My commanding officer stared at me frustrated that I was willfully refusing to be sociable. “Nicholson! An officer mess is not just food or cheap booze! The mess includes a small library and billiards and bar and drawing room for social amiability! Meet and confer with your fellow officers and their memsahibs — who you have yet to meet. Big social mistake! They may be harpies but they guard their status with their talons!” It is a big social mistake!”
“Not leaving my calling card or letter of introduction with the memsahibs or not getting drunk and gambling with my fellow officers? The ritual high jinks and ritual passing of the port and chitchat about the ritual mess silver and cricket and polo —- an’t my style Sir! I am not witty. I am not funny. I don’t have social graces. At Fort William and on the march here I was pointedly told my presence at the mess was so depressing I caused them to contemplate suicide. And I don’t own six types of fancy dress uniforms. And I don’t give a damn about memsahibs and their obsession with antiquated social rites considered passee back in England or cricket or polo or pig sticking in lieu of fox hunting. But I can speak in four languages plus Sanscrit and I am learning two more. Isn’t that my job Sir? And I am learning Urdu Protocols and Punjab Codes of Honor Sir!”
“But you won’t bother to learn British Codes of Honor eh Nicholson? Respectability? Good breeding? Gentility? Simple social grace?”
“I long ago flunked the ‘One Of Us’ course Sir! And I don’t fucking have time Sir! And ……”

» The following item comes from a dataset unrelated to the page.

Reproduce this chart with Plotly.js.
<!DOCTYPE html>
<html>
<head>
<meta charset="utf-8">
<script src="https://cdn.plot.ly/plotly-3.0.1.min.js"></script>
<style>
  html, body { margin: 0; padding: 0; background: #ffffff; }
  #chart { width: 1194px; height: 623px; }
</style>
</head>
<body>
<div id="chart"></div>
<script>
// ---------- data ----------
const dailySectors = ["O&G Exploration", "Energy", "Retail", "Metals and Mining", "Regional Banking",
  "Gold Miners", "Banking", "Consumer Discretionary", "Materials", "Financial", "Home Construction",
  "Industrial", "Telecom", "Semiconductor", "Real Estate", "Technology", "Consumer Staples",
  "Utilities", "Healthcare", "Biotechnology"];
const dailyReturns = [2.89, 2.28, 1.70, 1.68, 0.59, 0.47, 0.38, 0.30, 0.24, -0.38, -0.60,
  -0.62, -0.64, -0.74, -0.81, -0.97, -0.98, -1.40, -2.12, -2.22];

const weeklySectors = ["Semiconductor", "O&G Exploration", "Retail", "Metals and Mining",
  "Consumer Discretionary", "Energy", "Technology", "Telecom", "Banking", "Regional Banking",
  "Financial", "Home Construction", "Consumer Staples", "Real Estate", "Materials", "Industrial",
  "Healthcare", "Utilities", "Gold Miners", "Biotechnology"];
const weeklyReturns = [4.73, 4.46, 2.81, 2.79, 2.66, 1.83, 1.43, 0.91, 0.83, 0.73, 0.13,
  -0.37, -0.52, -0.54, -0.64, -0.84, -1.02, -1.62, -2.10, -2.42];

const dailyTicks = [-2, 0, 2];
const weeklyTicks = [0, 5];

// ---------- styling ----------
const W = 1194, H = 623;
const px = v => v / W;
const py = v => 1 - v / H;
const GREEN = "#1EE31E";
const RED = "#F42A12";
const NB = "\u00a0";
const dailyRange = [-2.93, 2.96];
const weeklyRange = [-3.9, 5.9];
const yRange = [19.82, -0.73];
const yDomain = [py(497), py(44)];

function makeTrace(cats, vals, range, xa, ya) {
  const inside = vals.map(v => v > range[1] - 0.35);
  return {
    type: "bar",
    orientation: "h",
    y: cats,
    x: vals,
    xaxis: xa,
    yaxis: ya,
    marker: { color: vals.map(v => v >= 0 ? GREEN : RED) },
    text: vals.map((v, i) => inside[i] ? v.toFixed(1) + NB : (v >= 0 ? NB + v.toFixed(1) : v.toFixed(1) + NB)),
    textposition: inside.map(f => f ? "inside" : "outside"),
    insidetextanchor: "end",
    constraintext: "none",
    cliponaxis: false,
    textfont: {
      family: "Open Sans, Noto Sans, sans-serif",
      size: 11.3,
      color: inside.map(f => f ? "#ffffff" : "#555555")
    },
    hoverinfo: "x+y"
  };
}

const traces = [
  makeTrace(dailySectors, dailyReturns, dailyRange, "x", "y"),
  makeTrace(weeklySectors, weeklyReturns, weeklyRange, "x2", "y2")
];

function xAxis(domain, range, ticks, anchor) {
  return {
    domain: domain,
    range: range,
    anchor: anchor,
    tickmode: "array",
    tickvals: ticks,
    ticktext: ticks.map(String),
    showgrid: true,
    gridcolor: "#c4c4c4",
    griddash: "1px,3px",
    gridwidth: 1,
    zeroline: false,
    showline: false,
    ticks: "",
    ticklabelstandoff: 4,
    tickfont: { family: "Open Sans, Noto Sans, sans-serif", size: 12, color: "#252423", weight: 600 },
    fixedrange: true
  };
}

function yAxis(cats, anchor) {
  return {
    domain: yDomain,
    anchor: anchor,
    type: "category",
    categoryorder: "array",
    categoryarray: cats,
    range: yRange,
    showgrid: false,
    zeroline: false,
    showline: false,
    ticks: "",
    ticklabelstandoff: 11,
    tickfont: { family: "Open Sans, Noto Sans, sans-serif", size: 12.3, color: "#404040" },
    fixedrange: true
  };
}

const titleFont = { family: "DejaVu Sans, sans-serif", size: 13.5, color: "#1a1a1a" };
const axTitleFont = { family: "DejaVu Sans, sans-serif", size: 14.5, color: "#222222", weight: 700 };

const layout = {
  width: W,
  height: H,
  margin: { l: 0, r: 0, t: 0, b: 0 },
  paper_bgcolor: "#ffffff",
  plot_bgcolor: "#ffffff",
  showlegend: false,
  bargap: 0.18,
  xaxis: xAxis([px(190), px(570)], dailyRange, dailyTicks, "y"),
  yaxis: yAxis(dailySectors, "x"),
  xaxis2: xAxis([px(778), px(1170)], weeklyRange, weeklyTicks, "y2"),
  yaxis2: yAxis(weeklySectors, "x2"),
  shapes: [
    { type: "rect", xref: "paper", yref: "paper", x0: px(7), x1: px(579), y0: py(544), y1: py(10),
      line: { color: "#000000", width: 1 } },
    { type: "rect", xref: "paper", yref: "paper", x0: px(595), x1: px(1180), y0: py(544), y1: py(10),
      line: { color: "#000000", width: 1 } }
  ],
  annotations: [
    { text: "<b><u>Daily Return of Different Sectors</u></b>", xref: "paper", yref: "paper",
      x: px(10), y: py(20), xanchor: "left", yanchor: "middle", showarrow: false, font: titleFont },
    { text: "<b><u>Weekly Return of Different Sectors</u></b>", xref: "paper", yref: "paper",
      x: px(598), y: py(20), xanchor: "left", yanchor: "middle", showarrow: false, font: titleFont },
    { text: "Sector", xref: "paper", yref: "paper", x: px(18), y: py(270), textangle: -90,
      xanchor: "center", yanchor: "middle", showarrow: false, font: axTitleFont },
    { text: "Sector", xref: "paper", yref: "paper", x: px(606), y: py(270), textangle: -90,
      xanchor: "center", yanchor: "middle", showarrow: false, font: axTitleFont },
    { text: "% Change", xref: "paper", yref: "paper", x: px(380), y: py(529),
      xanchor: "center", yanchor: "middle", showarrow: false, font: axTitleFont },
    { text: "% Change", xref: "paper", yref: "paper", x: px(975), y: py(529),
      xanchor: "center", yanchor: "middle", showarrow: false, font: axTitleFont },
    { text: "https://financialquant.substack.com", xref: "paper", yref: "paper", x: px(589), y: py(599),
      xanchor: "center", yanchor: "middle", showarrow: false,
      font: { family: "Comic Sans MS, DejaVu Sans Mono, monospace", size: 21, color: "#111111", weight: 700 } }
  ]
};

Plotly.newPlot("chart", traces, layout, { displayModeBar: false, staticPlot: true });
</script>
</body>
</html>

At that point I inelegantly passed out on the floor of my commanding officer’s digs. I had malaria for the next two weeks. In fact it became my cue to welcome in this and every future Hot Season. My annual bout of malaria. The adjutant actually had to get orderlies to haul me to hospital. My Indian Family had to pray at their little shine overtime that my fever did not bring on a spell of poltergeistus demontosis. That really would have set my reputation back and nailed the final nail in my coffin as far as being ‘One Of Us’!
By the time I was able to walk with the shivering shakes I retreated to my hill tent beside a small construction site. “What lucky bastard has a bungalow going up?”